Job
Everything from the first line of the data through the line with "fig = plt.figure(figsize=(W" is to be echoed exactly, minus the pictures.

Information shown

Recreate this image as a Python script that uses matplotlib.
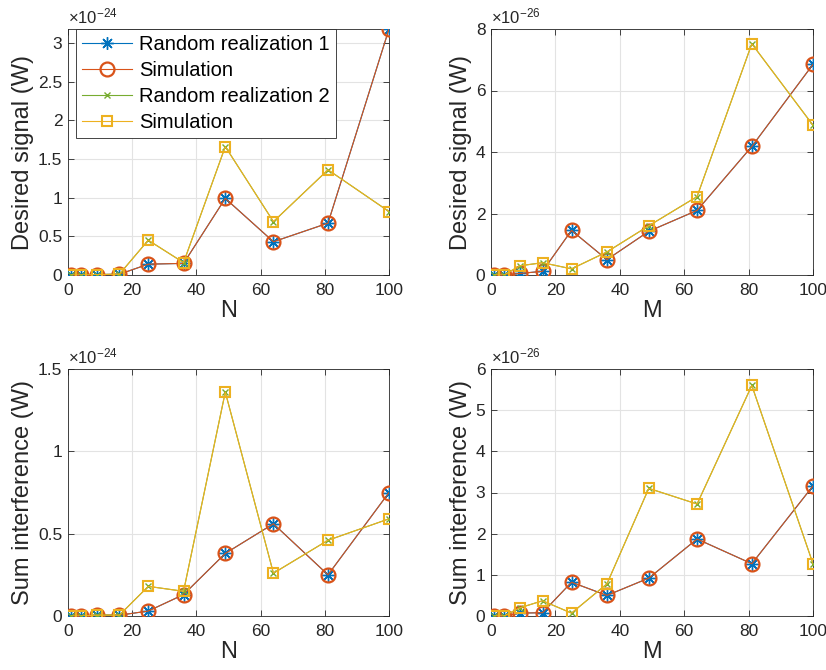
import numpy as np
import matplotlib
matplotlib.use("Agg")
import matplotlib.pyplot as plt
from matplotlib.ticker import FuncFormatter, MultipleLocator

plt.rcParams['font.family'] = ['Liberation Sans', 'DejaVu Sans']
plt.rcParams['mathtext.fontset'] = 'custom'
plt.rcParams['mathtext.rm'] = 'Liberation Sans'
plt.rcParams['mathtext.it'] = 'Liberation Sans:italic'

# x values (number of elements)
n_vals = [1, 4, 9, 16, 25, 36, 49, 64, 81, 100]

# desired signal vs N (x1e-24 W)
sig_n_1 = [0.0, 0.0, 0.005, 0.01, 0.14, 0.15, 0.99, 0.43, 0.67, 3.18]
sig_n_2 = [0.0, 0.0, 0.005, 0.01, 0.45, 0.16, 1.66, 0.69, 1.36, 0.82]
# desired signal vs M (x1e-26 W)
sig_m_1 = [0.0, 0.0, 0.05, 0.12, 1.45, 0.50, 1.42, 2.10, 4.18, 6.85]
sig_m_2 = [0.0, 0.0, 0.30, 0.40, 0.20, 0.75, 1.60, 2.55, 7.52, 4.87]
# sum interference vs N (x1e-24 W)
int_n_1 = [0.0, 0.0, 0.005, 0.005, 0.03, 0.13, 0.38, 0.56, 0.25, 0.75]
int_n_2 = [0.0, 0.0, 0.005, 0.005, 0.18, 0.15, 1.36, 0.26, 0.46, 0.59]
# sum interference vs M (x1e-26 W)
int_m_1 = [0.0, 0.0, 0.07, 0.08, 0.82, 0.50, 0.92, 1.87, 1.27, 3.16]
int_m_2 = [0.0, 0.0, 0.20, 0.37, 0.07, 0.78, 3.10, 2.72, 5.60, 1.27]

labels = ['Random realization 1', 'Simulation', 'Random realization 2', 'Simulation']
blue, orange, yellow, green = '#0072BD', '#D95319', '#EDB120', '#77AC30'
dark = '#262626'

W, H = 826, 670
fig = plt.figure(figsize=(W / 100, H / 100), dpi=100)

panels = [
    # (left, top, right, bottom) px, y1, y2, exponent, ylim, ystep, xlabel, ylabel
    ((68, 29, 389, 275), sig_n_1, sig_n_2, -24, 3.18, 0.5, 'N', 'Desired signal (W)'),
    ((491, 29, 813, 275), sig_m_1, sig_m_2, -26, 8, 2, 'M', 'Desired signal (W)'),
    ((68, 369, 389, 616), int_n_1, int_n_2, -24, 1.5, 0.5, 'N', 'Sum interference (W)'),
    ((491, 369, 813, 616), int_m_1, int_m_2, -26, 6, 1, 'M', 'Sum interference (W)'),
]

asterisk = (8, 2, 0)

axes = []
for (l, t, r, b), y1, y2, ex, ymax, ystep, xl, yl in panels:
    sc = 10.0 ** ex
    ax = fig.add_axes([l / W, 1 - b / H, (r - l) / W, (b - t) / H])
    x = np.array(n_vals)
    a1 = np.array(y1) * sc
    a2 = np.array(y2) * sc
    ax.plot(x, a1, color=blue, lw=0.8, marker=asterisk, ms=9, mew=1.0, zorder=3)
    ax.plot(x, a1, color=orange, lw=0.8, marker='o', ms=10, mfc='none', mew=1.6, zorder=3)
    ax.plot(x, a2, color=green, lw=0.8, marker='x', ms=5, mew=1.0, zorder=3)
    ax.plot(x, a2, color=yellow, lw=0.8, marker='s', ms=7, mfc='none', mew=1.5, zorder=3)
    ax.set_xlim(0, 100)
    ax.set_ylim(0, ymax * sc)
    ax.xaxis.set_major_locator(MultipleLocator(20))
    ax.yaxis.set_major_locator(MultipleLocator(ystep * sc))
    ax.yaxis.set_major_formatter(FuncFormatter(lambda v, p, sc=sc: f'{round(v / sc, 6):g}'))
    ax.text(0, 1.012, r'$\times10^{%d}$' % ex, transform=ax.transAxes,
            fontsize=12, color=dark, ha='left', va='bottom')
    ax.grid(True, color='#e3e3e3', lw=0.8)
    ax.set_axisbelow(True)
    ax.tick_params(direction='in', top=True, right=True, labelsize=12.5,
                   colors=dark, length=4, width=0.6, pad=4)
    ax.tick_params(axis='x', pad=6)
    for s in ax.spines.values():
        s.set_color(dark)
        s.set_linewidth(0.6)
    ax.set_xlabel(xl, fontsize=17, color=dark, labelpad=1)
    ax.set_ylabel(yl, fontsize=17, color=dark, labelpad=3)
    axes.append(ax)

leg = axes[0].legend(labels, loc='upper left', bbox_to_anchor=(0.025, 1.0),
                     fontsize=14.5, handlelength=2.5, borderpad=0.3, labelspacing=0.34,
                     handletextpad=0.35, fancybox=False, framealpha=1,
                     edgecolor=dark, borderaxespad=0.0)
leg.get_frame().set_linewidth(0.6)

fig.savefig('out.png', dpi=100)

Solved exercise
Recreate this image as a Python script that uses matplotlib.
import numpy as np
import matplotlib
matplotlib.use("Agg")
import matplotlib.pyplot as plt
from matplotlib.ticker import FuncFormatter, MultipleLocator

plt.rcParams['font.family'] = ['Liberation Sans', 'DejaVu Sans']
plt.rcParams['mathtext.fontset'] = 'custom'
plt.rcParams['mathtext.rm'] = 'Liberation Sans'
plt.rcParams['mathtext.it'] = 'Liberation Sans:italic'

# x values (number of elements)
n_vals = [1, 4, 9, 16, 25, 36, 49, 64, 81, 100]

# desired signal vs N (x1e-24 W)
sig_n_1 = [0.0, 0.0, 0.005, 0.01, 0.14, 0.15, 0.99, 0.43, 0.67, 3.18]
sig_n_2 = [0.0, 0.0, 0.005, 0.01, 0.45, 0.16, 1.66, 0.69, 1.36, 0.82]
# desired signal vs M (x1e-26 W)
sig_m_1 = [0.0, 0.0, 0.05, 0.12, 1.45, 0.50, 1.42, 2.10, 4.18, 6.85]
sig_m_2 = [0.0, 0.0, 0.30, 0.40, 0.20, 0.75, 1.60, 2.55, 7.52, 4.87]
# sum interference vs N (x1e-24 W)
int_n_1 = [0.0, 0.0, 0.005, 0.005, 0.03, 0.13, 0.38, 0.56, 0.25, 0.75]
int_n_2 = [0.0, 0.0, 0.005, 0.005, 0.18, 0.15, 1.36, 0.26, 0.46, 0.59]
# sum interference vs M (x1e-26 W)
int_m_1 = [0.0, 0.0, 0.07, 0.08, 0.82, 0.50, 0.92, 1.87, 1.27, 3.16]
int_m_2 = [0.0, 0.0, 0.20, 0.37, 0.07, 0.78, 3.10, 2.72, 5.60, 1.27]

labels = ['Random realization 1', 'Simulation', 'Random realization 2', 'Simulation']
blue, orange, yellow, green = '#0072BD', '#D95319', '#EDB120', '#77AC30'
dark = '#262626'

W, H = 826, 670
fig = plt.figure(figsize=(W / 100, H / 100), dpi=100)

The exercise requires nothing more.